Our ingredients channel had strong results given the price relativities already discussed. Our food service channel's EBIT increased with the end market product pricing adjusting for the higher cost of milk. The consumer channel continues to be challenging due to both higher input costs and ongoing pressure on margins. I'm very pleased to report that we have a strong balance sheet, and this is a key priority for us. This has been achieved progressively over recent years through a combination of improved performance and increased financial discipline. Importantly, we continue to be committed to our strong credit rating. The higher working capital we had at the end of last financial year has been sold as planned, and this has flowed through to strong cash flow which we've experienced over the last six months. Free cash flow is an important metric for us.

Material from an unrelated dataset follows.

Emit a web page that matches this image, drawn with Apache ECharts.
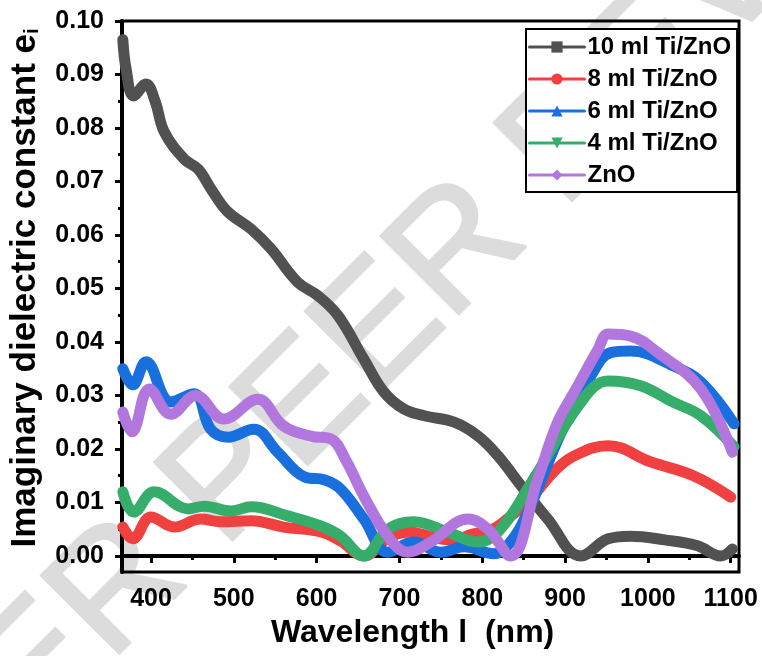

It's the cash flow available to pay dividends, reduce debt, and invest in growth capital and innovation. For the first six months of our financial year, our Free cash flow is typically an outflow reflecting the seasonal nature of the business. This year, however, our Free cash flow is only an outflow of NZD 30 million. This is illustrated by the bridge on the slide, where the key drivers to our approved Free cash flow position are higher earnings, our favorable working capital movements. These were mainly due to the shipment of additional inventory held at year-end. I'll now hand back to Miles to discuss the outlook for the remainder of the year.
Thanks, Neil. We revised the forecast Farm-gate milk price range down to NZD 8.20-NZD 8.80 per kilogram of milk solids in February, reflecting reduced demand for Whole Milk Powder, particularly from Greater China at a time of balanced global milk supply. Demand for New Zealand's high-quality, sustainable dairy nutrition remains positive and global milk supply is likely to be constrained in the medium to long term. We'll be out in May this year with a forecast opening price for the FY 2023-FY 2024 season. Turning to the FY 2023 earnings outlook. Strong margins in our ingredients channel have sustained longer than initially assumed, which is why we've upgraded our forecast normalized full-year earnings from NZD 0.50-NZD 0.70 per share to NZD 0.55-NZD 0.75 per share with a midpoint of NZD 0.65 a share.
Our contracted rate is in line with expectation. We'll continue to watch market volatility across the rest of the year. This is reflected in the NZD 0.20 range. In summary, I'm really proud of how teams across the business have worked hard to deliver for our farmer owners, unitholders, and customers. There's a Q&A conference call at 2:30 P.M. New Zealand time today that you're welcome to dial into. The dial-in details are on the market release to the NZX website. That's all from us. Thank you for joining us today.